--- START OF Collected material ---

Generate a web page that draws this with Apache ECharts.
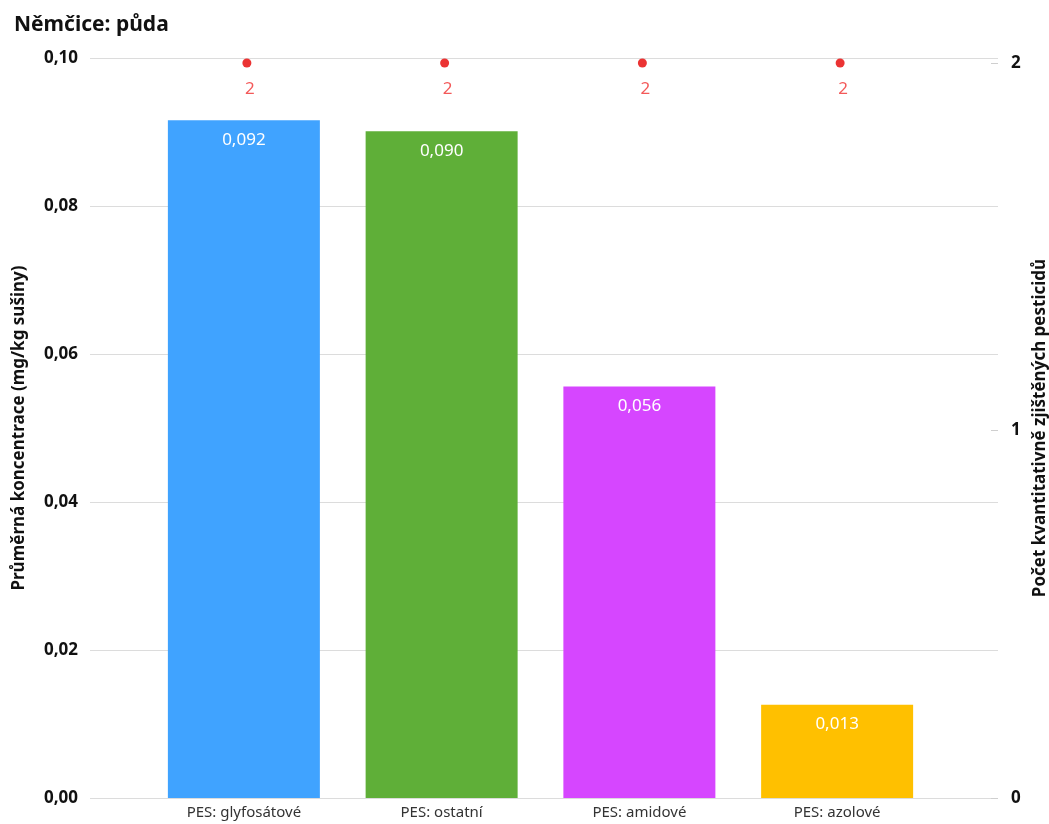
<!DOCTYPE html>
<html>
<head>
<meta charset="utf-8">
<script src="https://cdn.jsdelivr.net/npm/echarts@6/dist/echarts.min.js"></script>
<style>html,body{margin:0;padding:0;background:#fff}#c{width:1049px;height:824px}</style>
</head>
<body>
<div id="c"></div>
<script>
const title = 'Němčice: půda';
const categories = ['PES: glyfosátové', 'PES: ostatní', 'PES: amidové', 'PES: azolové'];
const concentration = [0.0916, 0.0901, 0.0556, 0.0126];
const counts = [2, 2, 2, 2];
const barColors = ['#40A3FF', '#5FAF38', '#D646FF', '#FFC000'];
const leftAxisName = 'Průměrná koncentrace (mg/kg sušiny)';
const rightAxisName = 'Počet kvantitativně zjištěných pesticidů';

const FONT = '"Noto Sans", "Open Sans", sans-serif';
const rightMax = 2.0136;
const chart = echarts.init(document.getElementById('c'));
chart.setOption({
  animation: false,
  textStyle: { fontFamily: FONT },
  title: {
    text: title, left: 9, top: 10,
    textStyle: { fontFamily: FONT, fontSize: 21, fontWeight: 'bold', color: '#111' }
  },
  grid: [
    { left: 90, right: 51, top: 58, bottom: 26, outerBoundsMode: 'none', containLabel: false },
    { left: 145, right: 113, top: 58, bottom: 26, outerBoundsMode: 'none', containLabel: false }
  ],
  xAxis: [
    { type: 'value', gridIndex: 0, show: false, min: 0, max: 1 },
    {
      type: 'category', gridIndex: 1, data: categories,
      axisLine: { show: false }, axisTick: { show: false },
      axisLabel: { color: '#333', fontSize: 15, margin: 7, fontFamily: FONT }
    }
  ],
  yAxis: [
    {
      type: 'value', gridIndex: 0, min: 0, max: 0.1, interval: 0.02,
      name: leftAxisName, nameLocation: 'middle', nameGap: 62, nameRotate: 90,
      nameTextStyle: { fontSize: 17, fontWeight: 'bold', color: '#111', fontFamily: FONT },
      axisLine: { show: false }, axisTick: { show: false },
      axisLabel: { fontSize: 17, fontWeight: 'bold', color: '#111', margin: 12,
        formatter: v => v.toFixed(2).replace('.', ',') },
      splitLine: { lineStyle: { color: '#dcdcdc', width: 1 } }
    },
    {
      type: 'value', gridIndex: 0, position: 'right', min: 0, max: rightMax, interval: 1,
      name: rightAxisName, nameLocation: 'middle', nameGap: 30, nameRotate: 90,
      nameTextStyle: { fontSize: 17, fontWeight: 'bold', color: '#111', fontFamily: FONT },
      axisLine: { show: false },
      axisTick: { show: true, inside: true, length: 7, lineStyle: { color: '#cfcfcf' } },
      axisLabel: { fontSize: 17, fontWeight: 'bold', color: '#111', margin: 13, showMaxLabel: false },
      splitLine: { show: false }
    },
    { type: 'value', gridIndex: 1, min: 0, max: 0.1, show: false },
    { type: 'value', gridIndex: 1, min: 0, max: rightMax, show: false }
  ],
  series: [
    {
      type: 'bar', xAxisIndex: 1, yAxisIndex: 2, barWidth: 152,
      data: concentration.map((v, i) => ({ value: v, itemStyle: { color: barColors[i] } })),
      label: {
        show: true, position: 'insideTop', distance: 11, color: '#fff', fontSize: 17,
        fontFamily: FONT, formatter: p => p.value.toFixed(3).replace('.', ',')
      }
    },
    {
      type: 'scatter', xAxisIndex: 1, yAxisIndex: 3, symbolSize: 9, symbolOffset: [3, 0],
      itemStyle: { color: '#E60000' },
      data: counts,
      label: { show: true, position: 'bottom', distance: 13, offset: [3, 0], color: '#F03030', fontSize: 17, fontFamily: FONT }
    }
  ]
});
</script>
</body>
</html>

--- END OF Collected material ---

**What to do**. Copy out each line word for word, please, skipping the images.

**Right answer**.
Generate a web page that draws this with Apache ECharts.
<!DOCTYPE html>
<html>
<head>
<meta charset="utf-8">
<script src="https://cdn.jsdelivr.net/npm/echarts@6/dist/echarts.min.js"></script>
<style>html,body{margin:0;padding:0;background:#fff}#c{width:1049px;height:824px}</style>
</head>
<body>
<div id="c"></div>
<script>
const title = 'Němčice: půda';
const categories = ['PES: glyfosátové', 'PES: ostatní', 'PES: amidové', 'PES: azolové'];
const concentration = [0.0916, 0.0901, 0.0556, 0.0126];
const counts = [2, 2, 2, 2];
const barColors = ['#40A3FF', '#5FAF38', '#D646FF', '#FFC000'];
const leftAxisName = 'Průměrná koncentrace (mg/kg sušiny)';
const rightAxisName = 'Počet kvantitativně zjištěných pesticidů';

const FONT = '"Noto Sans", "Open Sans", sans-serif';
const rightMax = 2.0136;
const chart = echarts.init(document.getElementById('c'));
chart.setOption({
  animation: false,
  textStyle: { fontFamily: FONT },
  title: {
    text: title, left: 9, top: 10,
    textStyle: { fontFamily: FONT, fontSize: 21, fontWeight: 'bold', color: '#111' }
  },
  grid: [
    { left: 90, right: 51, top: 58, bottom: 26, outerBoundsMode: 'none', containLabel: false },
    { left: 145, right: 113, top: 58, bottom: 26, outerBoundsMode: 'none', containLabel: false }
  ],
  xAxis: [
    { type: 'value', gridIndex: 0, show: false, min: 0, max: 1 },
    {
      type: 'category', gridIndex: 1, data: categories,
      axisLine: { show: false }, axisTick: { show: false },
      axisLabel: { color: '#333', fontSize: 15, margin: 7, fontFamily: FONT }
    }
  ],
  yAxis: [
    {
      type: 'value', gridIndex: 0, min: 0, max: 0.1, interval: 0.02,
      name: leftAxisName, nameLocation: 'middle', nameGap: 62, nameRotate: 90,
      nameTextStyle: { fontSize: 17, fontWeight: 'bold', color: '#111', fontFamily: FONT },
      axisLine: { show: false }, axisTick: { show: false },
      axisLabel: { fontSize: 17, fontWeight: 'bold', color: '#111', margin: 12,
        formatter: v => v.toFixed(2).replace('.', ',') },
      splitLine: { lineStyle: { color: '#dcdcdc', width: 1 } }
    },
    {
      type: 'value', gridIndex: 0, position: 'right', min: 0, max: rightMax, interval: 1,
      name: rightAxisName, nameLocation: 'middle', nameGap: 30, nameRotate: 90,
      nameTextStyle: { fontSize: 17, fontWeight: 'bold', color: '#111', fontFamily: FONT },
      axisLine: { show: false },
      axisTick: { show: true, inside: true, length: 7, lineStyle: { color: '#cfcfcf' } },
      axisLabel: { fontSize: 17, fontWeight: 'bold', color: '#111', margin: 13, showMaxLabel: false },
      splitLine: { show: false }
    },
    { type: 'value', gridIndex: 1, min: 0, max: 0.1, show: false },
    { type: 'value', gridIndex: 1, min: 0, max: rightMax, show: false }
  ],
  series: [
    {
      type: 'bar', xAxisIndex: 1, yAxisIndex: 2, barWidth: 152,
      data: concentration.map((v, i) => ({ value: v, itemStyle: { color: barColors[i] } })),
      label: {
        show: true, position: 'insideTop', distance: 11, color: '#fff', fontSize: 17,
        fontFamily: FONT, formatter: p => p.value.toFixed(3).replace('.', ',')
      }
    },
    {
      type: 'scatter', xAxisIndex: 1, yAxisIndex: 3, symbolSize: 9, symbolOffset: [3, 0],
      itemStyle: { color: '#E60000' },
      data: counts,
      label: { show: true, position: 'bottom', distance: 13, offset: [3, 0], color: '#F03030', fontSize: 17, fontFamily: FONT }
    }
  ]
});
</script>
</body>
</html>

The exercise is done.